◆ **JOB**: Word for word, transcribe the lines below and drop the pictures.

◆ **DATA**:
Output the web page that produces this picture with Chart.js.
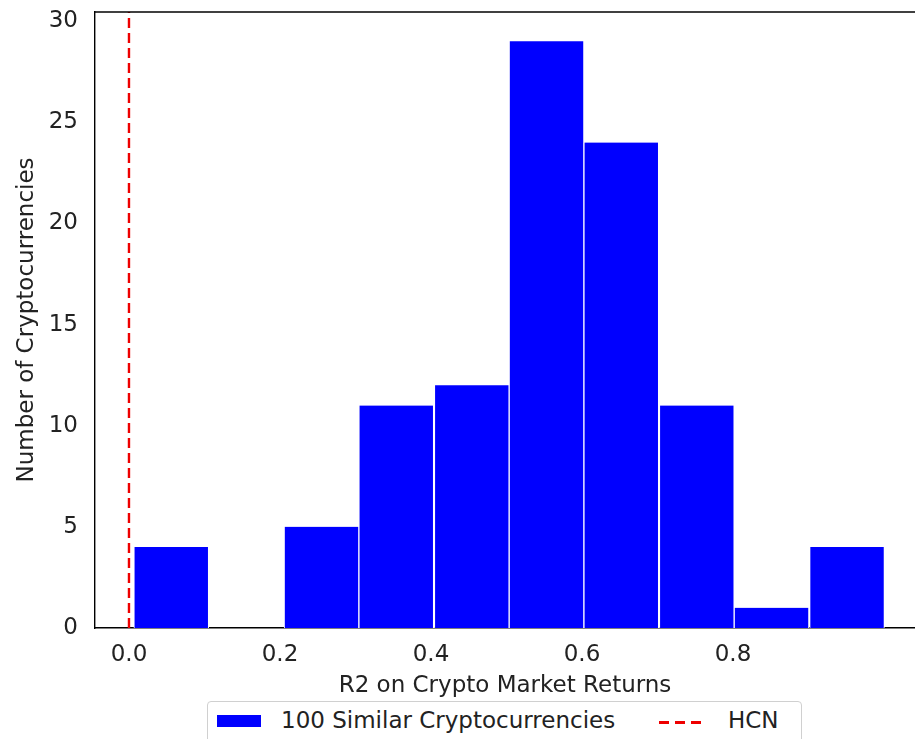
<!DOCTYPE html>
<html>
<head>
<meta charset="utf-8">
<script src="https://cdn.jsdelivr.net/npm/chart.js@4.4.0/dist/chart.umd.min.js"></script>
<style>
  html, body { margin: 0; padding: 0; background: #fff; }
  #wrap { position: relative; width: 915px; height: 739px; overflow: hidden; }
  #legend {
    position: absolute; left: 207px; top: 701px; width: 593px; height: 50px;
    border: 1px solid #d0d0d0; border-radius: 4px; background: #fff;
    font-family: "DejaVu Sans", sans-serif; font-size: 23px; line-height: 27px; color: #222;
  }
  #legend .patch { position: absolute; left: 9px; top: 13px; width: 44px; height: 12px; background: #0000ff; }
  #legend .t1 { position: absolute; left: 73px; top: 5px; }
  #legend .dash {
    position: absolute; left: 451px; top: 19px; width: 43px; height: 3px;
    background: repeating-linear-gradient(to right, #ee0000 0 10px, transparent 10px 16px);
  }
  #legend .t2 { position: absolute; left: 520px; top: 5px; }
</style>
</head>
<body>
<div id="wrap">
<canvas id="c1" width="915" height="739"></canvas>
<div id="legend">
  <div class="patch"></div><div class="t1">100 Similar Cryptocurrencies</div>
  <div class="dash"></div><div class="t2">HCN</div>
</div>
</div>
<script>
// histogram bins (center of each bin) and counts
var binCenters = [0.056, 0.156, 0.255, 0.354, 0.454, 0.553, 0.652, 0.752, 0.851, 0.951];
var counts = [4, 0, 5, 11, 12, 29, 24, 11, 1, 4];
var hcn = 0.0;
var xTicks = [0.0, 0.2, 0.4, 0.6, 0.8];
var yTicks = [0, 5, 10, 15, 20, 25, 30];
var yMax = 30.45;

var barData = [];
for (var i = 0; i < binCenters.length; i++) {
  barData.push({x: binCenters[i], y: counts[i]});
}

// top spine like matplotlib
var topSpine = {
  id: 'topSpine',
  afterDatasetsDraw: function(chart) {
    var a = chart.chartArea, ctx = chart.ctx;
    ctx.save();
    ctx.strokeStyle = '#000';
    ctx.lineWidth = 1.4;
    ctx.beginPath();
    ctx.moveTo(a.left, a.top);
    ctx.lineTo(a.right, a.top);
    ctx.stroke();
    ctx.restore();
  }
};

var ctx = document.getElementById('c1').getContext('2d');
var chart1 = new Chart(ctx, {
  type: 'bar',
  data: {
    datasets: [{
      type: 'line',
      label: 'HCN',
      data: [{x: hcn, y: 0}, {x: hcn, y: yMax}],
      borderColor: '#ee0000',
      borderWidth: 2.4,
      borderDash: [10, 5],
      pointRadius: 0,
      order: 0
    }, {
      label: '100 Similar Cryptocurrencies',
      data: barData,
      backgroundColor: '#0000ff',
      borderColor: '#ffffff',
      borderWidth: {left: 1, right: 1, top: 0, bottom: 0},
      borderSkipped: false,
      barPercentage: 1.0,
      categoryPercentage: 1.0,
      order: 1
    }]
  },
  options: {
    responsive: false,
    animation: false,
    layout: {padding: {top: 12, right: 0, bottom: 0, left: 0}},
    plugins: {legend: {display: false}, tooltip: {enabled: false}},
    scales: {
      x: {
        type: 'linear',
        min: -0.045,
        max: 1.041,
        offset: false,
        afterBuildTicks: function(scale) {
          scale.ticks = xTicks.map(function(v) { return {value: v}; });
        },
        afterFit: function(scale) {
          scale.height = 111;
          scale.paddingLeft = 0;
          scale.paddingRight = 0;
        },
        grid: {display: false, drawTicks: true, tickLength: 7, tickColor: '#000'},
        border: {display: true, color: '#000', width: 1.4},
        ticks: {
          color: '#222',
          font: {family: 'DejaVu Sans', size: 23},
          padding: 6,
          maxRotation: 0,
          callback: function(v) { return v.toFixed(1); }
        },
        title: {
          display: true,
          text: 'R2 on Crypto Market Returns',
          color: '#222',
          font: {family: 'DejaVu Sans', size: 23},
          padding: {top: 4, bottom: 39}
        }
      },
      y: {
        min: 0,
        max: yMax,
        afterBuildTicks: function(scale) {
          scale.ticks = yTicks.map(function(v) { return {value: v}; });
        },
        afterFit: function(scale) {
          scale.width = 95;
          scale.paddingTop = 0;
          scale.paddingBottom = 0;
        },
        grid: {display: false, drawTicks: true, tickLength: 7, tickColor: '#000'},
        border: {display: true, color: '#000', width: 1.4},
        ticks: {
          color: '#222',
          font: {family: 'DejaVu Sans', size: 23},
          padding: 10
        },
        title: {
          display: true,
          text: 'Number of Cryptocurrencies',
          color: '#222',
          font: {family: 'DejaVu Sans', size: 23},
          padding: {top: 13, bottom: 0}
        }
      }
    }
  },
  plugins: [topSpine]
});
</script>
</body>
</html>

◆ **EXERCISE RESULT**:
Output the web page that produces this picture with Chart.js.
<!DOCTYPE html>
<html>
<head>
<meta charset="utf-8">
<script src="https://cdn.jsdelivr.net/npm/chart.js@4.4.0/dist/chart.umd.min.js"></script>
<style>
  html, body { margin: 0; padding: 0; background: #fff; }
  #wrap { position: relative; width: 915px; height: 739px; overflow: hidden; }
  #legend {
    position: absolute; left: 207px; top: 701px; width: 593px; height: 50px;
    border: 1px solid #d0d0d0; border-radius: 4px; background: #fff;
    font-family: "DejaVu Sans", sans-serif; font-size: 23px; line-height: 27px; color: #222;
  }
  #legend .patch { position: absolute; left: 9px; top: 13px; width: 44px; height: 12px; background: #0000ff; }
  #legend .t1 { position: absolute; left: 73px; top: 5px; }
  #legend .dash {
    position: absolute; left: 451px; top: 19px; width: 43px; height: 3px;
    background: repeating-linear-gradient(to right, #ee0000 0 10px, transparent 10px 16px);
  }
  #legend .t2 { position: absolute; left: 520px; top: 5px; }
</style>
</head>
<body>
<div id="wrap">
<canvas id="c1" width="915" height="739"></canvas>
<div id="legend">
  <div class="patch"></div><div class="t1">100 Similar Cryptocurrencies</div>
  <div class="dash"></div><div class="t2">HCN</div>
</div>
</div>
<script>
// histogram bins (center of each bin) and counts
var binCenters = [0.056, 0.156, 0.255, 0.354, 0.454, 0.553, 0.652, 0.752, 0.851, 0.951];
var counts = [4, 0, 5, 11, 12, 29, 24, 11, 1, 4];
var hcn = 0.0;
var xTicks = [0.0, 0.2, 0.4, 0.6, 0.8];
var yTicks = [0, 5, 10, 15, 20, 25, 30];
var yMax = 30.45;

var barData = [];
for (var i = 0; i < binCenters.length; i++) {
  barData.push({x: binCenters[i], y: counts[i]});
}

// top spine like matplotlib
var topSpine = {
  id: 'topSpine',
  afterDatasetsDraw: function(chart) {
    var a = chart.chartArea, ctx = chart.ctx;
    ctx.save();
    ctx.strokeStyle = '#000';
    ctx.lineWidth = 1.4;
    ctx.beginPath();
    ctx.moveTo(a.left, a.top);
    ctx.lineTo(a.right, a.top);
    ctx.stroke();
    ctx.restore();
  }
};

var ctx = document.getElementById('c1').getContext('2d');
var chart1 = new Chart(ctx, {
  type: 'bar',
  data: {
    datasets: [{
      type: 'line',
      label: 'HCN',
      data: [{x: hcn, y: 0}, {x: hcn, y: yMax}],
      borderColor: '#ee0000',
      borderWidth: 2.4,
      borderDash: [10, 5],
      pointRadius: 0,
      order: 0
    }, {
      label: '100 Similar Cryptocurrencies',
      data: barData,
      backgroundColor: '#0000ff',
      borderColor: '#ffffff',
      borderWidth: {left: 1, right: 1, top: 0, bottom: 0},
      borderSkipped: false,
      barPercentage: 1.0,
      categoryPercentage: 1.0,
      order: 1
    }]
  },
  options: {
    responsive: false,
    animation: false,
    layout: {padding: {top: 12, right: 0, bottom: 0, left: 0}},
    plugins: {legend: {display: false}, tooltip: {enabled: false}},
    scales: {
      x: {
        type: 'linear',
        min: -0.045,
        max: 1.041,
        offset: false,
        afterBuildTicks: function(scale) {
          scale.ticks = xTicks.map(function(v) { return {value: v}; });
        },
        afterFit: function(scale) {
          scale.height = 111;
          scale.paddingLeft = 0;
          scale.paddingRight = 0;
        },
        grid: {display: false, drawTicks: true, tickLength: 7, tickColor: '#000'},
        border: {display: true, color: '#000', width: 1.4},
        ticks: {
          color: '#222',
          font: {family: 'DejaVu Sans', size: 23},
          padding: 6,
          maxRotation: 0,
          callback: function(v) { return v.toFixed(1); }
        },
        title: {
          display: true,
          text: 'R2 on Crypto Market Returns',
          color: '#222',
          font: {family: 'DejaVu Sans', size: 23},
          padding: {top: 4, bottom: 39}
        }
      },
      y: {
        min: 0,
        max: yMax,
        afterBuildTicks: function(scale) {
          scale.ticks = yTicks.map(function(v) { return {value: v}; });
        },
        afterFit: function(scale) {
          scale.width = 95;
          scale.paddingTop = 0;
          scale.paddingBottom = 0;
        },
        grid: {display: false, drawTicks: true, tickLength: 7, tickColor: '#000'},
        border: {display: true, color: '#000', width: 1.4},
        ticks: {
          color: '#222',
          font: {family: 'DejaVu Sans', size: 23},
          padding: 10
        },
        title: {
          display: true,
          text: 'Number of Cryptocurrencies',
          color: '#222',
          font: {family: 'DejaVu Sans', size: 23},
          padding: {top: 13, bottom: 0}
        }
      }
    }
  },
  plugins: [topSpine]
});
</script>
</body>
</html>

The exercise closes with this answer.